> What this task involves
Leave out all pictures. Return exactly the lines from the top of the material through the line containing "minimum height=88pt] (d5)".

==============================

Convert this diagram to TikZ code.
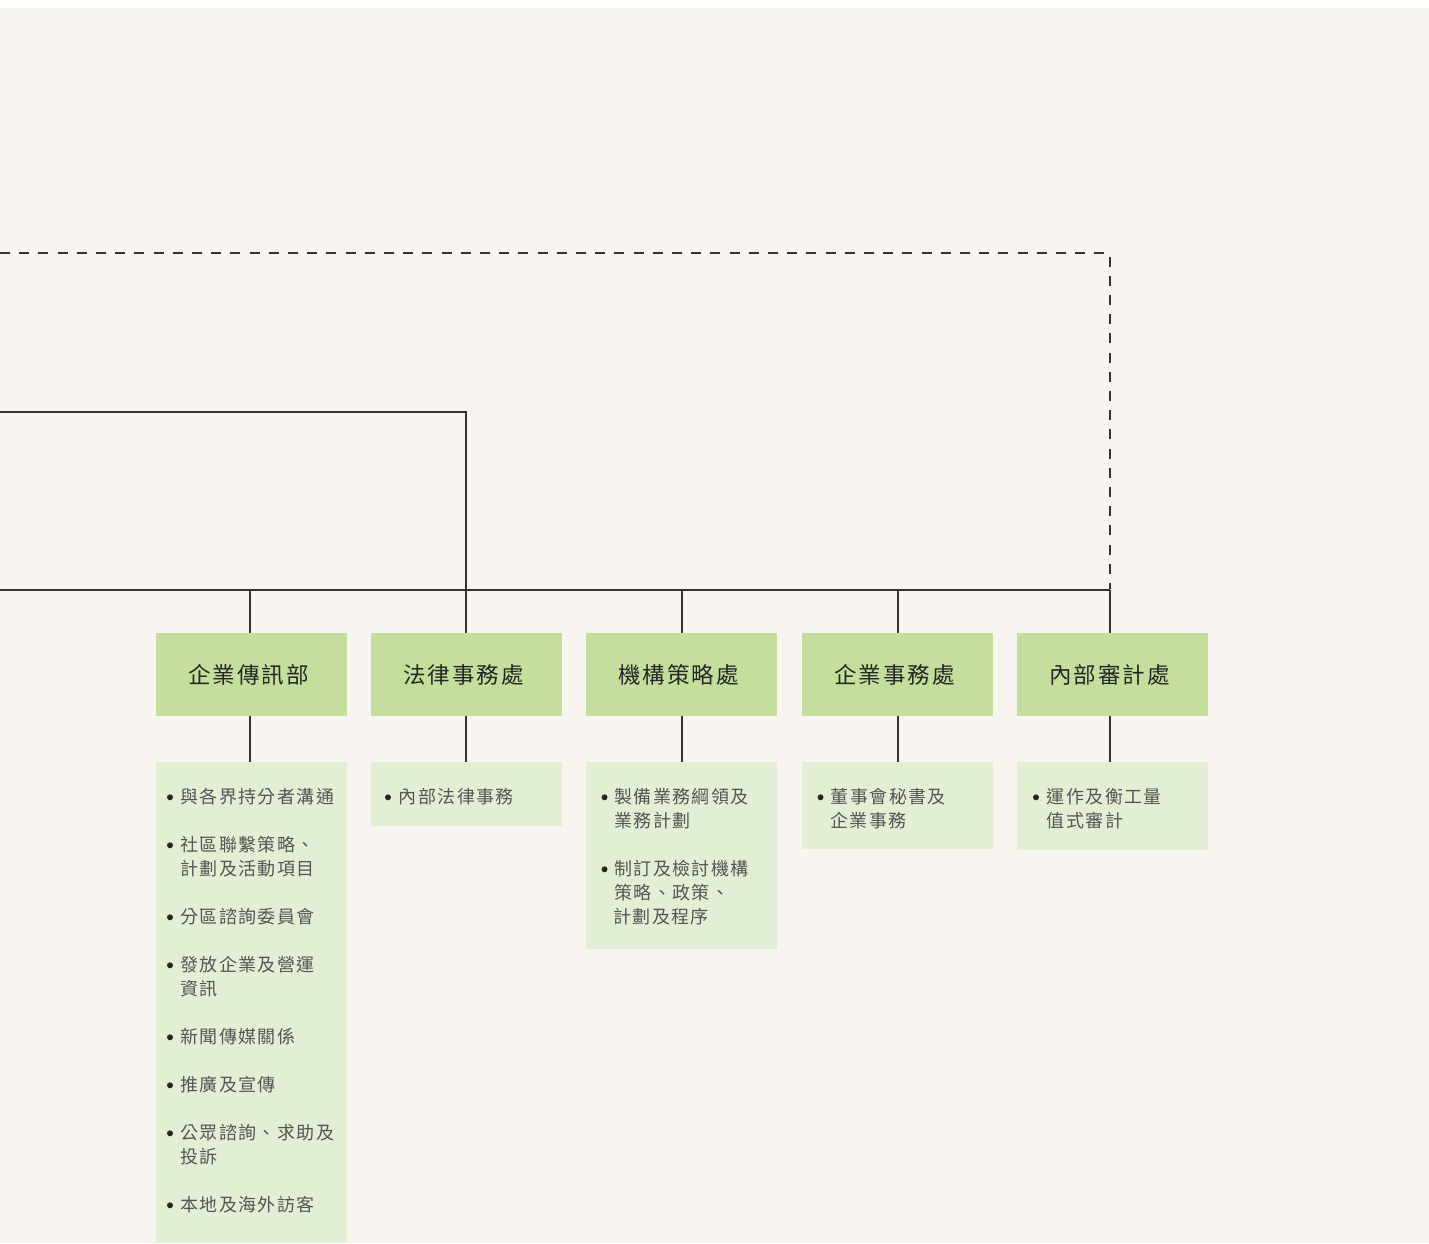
\documentclass[tikz,border=0pt]{standalone}
\usepackage{fontspec}
\newfontfamily\hdrfont[LetterSpace=9]{Noto Sans CJK TC}
\newfontfamily\itmfont[LetterSpace=8]{Noto Sans CJK TC}
\definecolor{bgc}{HTML}{F8F5F0}
\definecolor{hdrc}{HTML}{C4DF9B}
\definecolor{detc}{HTML}{E3EFD5}
\definecolor{linec}{HTML}{333333}
\definecolor{hdrtxt}{HTML}{262626}
\definecolor{itmtxt}{HTML}{555555}
\tikzset{
  hdrbox/.style={rectangle, fill=hdrc, minimum width=191pt, minimum height=83pt, inner sep=0pt,
    font=\hdrfont\fontsize{22.5}{26}\selectfont, text=hdrtxt},
  detbox/.style={rectangle, fill=detc, minimum width=191pt, inner sep=0pt, anchor=north},
  conn/.style={draw=linec, line width=1.3pt},
  dashconn/.style={draw=linec, line width=1.3pt, dash pattern=on 10pt off 9.2pt},
  itm/.style={inner sep=0pt, anchor=west, font=\itmfont\fontsize{18}{24}\selectfont, text=itmtxt},
  bul/.style={circle, fill=hdrtxt, inner sep=0pt, minimum size=6pt}
}
\begin{document}
\begin{tikzpicture}[x=1pt,y=-1pt]
\useasboundingbox (0,0) rectangle (1429,1243);
\fill[white] (0,0) rectangle (1429,1243);
\fill[bgc] (0,8) rectangle (1429,1243);

% header boxes
\node[hdrbox] (h1) at (251.5,674.5) {企業傳訊部\kern6pt};
\node[hdrbox] (h2) at (466.5,674.5) {法律事務處\kern6pt};
\node[hdrbox] (h3) at (681.5,674.5) {機構策略處\kern6pt};
\node[hdrbox] (h4) at (897.5,674.5) {企業事務處\kern6pt};
\node[hdrbox] (h5) at (1112.5,674.5) {內部審計處\kern6pt};

% detail boxes
\node[detbox, minimum height=481pt] (d1) at (251.5,762) {};
\node[detbox, minimum height=64pt] (d2) at (466.5,762) {};
\node[detbox, minimum height=187pt] (d3) at (681.5,762) {};
\node[detbox, minimum height=87pt] (d4) at (897.5,762) {};
\node[detbox, minimum height=88pt] (d5) at (1112.5,762) {};

% connector anchor points
\coordinate (bus) at (0,590);
\coordinate (lft) at (0,412);
\coordinate (dsh) at (0,253);
\coordinate (p1) at ([xshift=-1.5pt]h1.north);
\coordinate (p2) at ([xshift=-0.5pt]h2.north);
\coordinate (p3) at ([xshift=0.5pt]h3.north);
\coordinate (p4) at ([xshift=0.5pt]h4.north);
\coordinate (p5) at ([xshift=-2.5pt]h5.north);

\draw[conn] (bus) -- (bus -| p5);
\foreach \p in {p1,p3,p4,p5} {\draw[conn] (\p) -- (\p |- bus);}
\draw[conn] (lft) -| (p2);
\draw[dashconn] (dsh) -| ([yshift=1pt]p5 |- bus);
\draw[conn] (p1) ++(0,83) -- (p1 |- d1.north);
\draw[conn] (p2) ++(0,83) -- (p2 |- d2.north);
\draw[conn] (p3) ++(0,83) -- (p3 |- d3.north);
\draw[conn] (p4) ++(0,83) -- (p4 |- d4.north);
\draw[conn] (p5) ++(0,83) -- (p5 |- d5.north);

% items box 1
\node[bul] (b11) at (170,797.3) {};
\node[itm] (t11) at (180,797) {與各界持分者溝通};
\node[bul] (b12) at (170,845.3) {};
\node[itm] (t12) at (180,845) {社區聯繫策略、};
\node[itm] (t12b) at (180,869) {計劃及活動項目};
\node[bul] (b13) at (170,917.3) {};
\node[itm] (t13) at (180,917) {分區諮詢委員會};
\node[bul] (b14) at (170,965.3) {};
\node[itm] (t14) at (180,965) {發放企業及營運};
\node[itm] (t14b) at (180,989) {資訊};
\node[bul] (b15) at (170,1037.3) {};
\node[itm] (t15) at (180,1037) {新聞傳媒關係};
\node[bul] (b16) at (170,1085.3) {};
\node[itm] (t16) at (180,1085) {推廣及宣傳};
\node[bul] (b17) at (170,1133.3) {};
\node[itm] (t17) at (180,1133) {公眾諮詢、求助及};
\node[itm] (t17b) at (180,1157) {投訴};
\node[bul] (b18) at (170,1205.3) {};
\node[itm] (t18) at (180,1205) {本地及海外訪客};

% items box 2
\node[bul] (b21) at (388,797.3) {};
\node[itm] (t21) at (398.5,797) {內部法律事務};

% items box 3
\node[bul] (b31) at (604.5,797.3) {};
\node[itm] (t31) at (614,797) {製備業務綱領及};
\node[itm] (t31b) at (614,821) {業務計劃};
\node[bul] (b32) at (604.5,869.3) {};
\node[itm] (t32) at (614,869) {制訂及檢討機構};
\node[itm] (t32b) at (614,893) {策略、政策、};
\node[itm] (t32c) at (613,917) {計劃及程序};

% items box 4
\node[bul] (b41) at (820.5,797.3) {};
\node[itm] (t41) at (830.5,797) {董事會秘書及};
\node[itm] (t41b) at (830,821) {企業事務};

% items box 5
\node[bul] (b51) at (1036,797.3) {};
\node[itm] (t51) at (1046.5,797) {運作及衡工量};
\node[itm] (t51b) at (1046.5,821) {值式審計};
\end{tikzpicture}
\end{document}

==============================

> Complete answer
Convert this diagram to TikZ code.
\documentclass[tikz,border=0pt]{standalone}
\usepackage{fontspec}
\newfontfamily\hdrfont[LetterSpace=9]{Noto Sans CJK TC}
\newfontfamily\itmfont[LetterSpace=8]{Noto Sans CJK TC}
\definecolor{bgc}{HTML}{F8F5F0}
\definecolor{hdrc}{HTML}{C4DF9B}
\definecolor{detc}{HTML}{E3EFD5}
\definecolor{linec}{HTML}{333333}
\definecolor{hdrtxt}{HTML}{262626}
\definecolor{itmtxt}{HTML}{555555}
\tikzset{
  hdrbox/.style={rectangle, fill=hdrc, minimum width=191pt, minimum height=83pt, inner sep=0pt,
    font=\hdrfont\fontsize{22.5}{26}\selectfont, text=hdrtxt},
  detbox/.style={rectangle, fill=detc, minimum width=191pt, inner sep=0pt, anchor=north},
  conn/.style={draw=linec, line width=1.3pt},
  dashconn/.style={draw=linec, line width=1.3pt, dash pattern=on 10pt off 9.2pt},
  itm/.style={inner sep=0pt, anchor=west, font=\itmfont\fontsize{18}{24}\selectfont, text=itmtxt},
  bul/.style={circle, fill=hdrtxt, inner sep=0pt, minimum size=6pt}
}
\begin{document}
\begin{tikzpicture}[x=1pt,y=-1pt]
\useasboundingbox (0,0) rectangle (1429,1243);
\fill[white] (0,0) rectangle (1429,1243);
\fill[bgc] (0,8) rectangle (1429,1243);

% header boxes
\node[hdrbox] (h1) at (251.5,674.5) {企業傳訊部\kern6pt};
\node[hdrbox] (h2) at (466.5,674.5) {法律事務處\kern6pt};
\node[hdrbox] (h3) at (681.5,674.5) {機構策略處\kern6pt};
\node[hdrbox] (h4) at (897.5,674.5) {企業事務處\kern6pt};
\node[hdrbox] (h5) at (1112.5,674.5) {內部審計處\kern6pt};

% detail boxes
\node[detbox, minimum height=481pt] (d1) at (251.5,762) {};
\node[detbox, minimum height=64pt] (d2) at (466.5,762) {};
\node[detbox, minimum height=187pt] (d3) at (681.5,762) {};
\node[detbox, minimum height=87pt] (d4) at (897.5,762) {};
\node[detbox, minimum height=88pt] (d5) at (1112.5,762) {};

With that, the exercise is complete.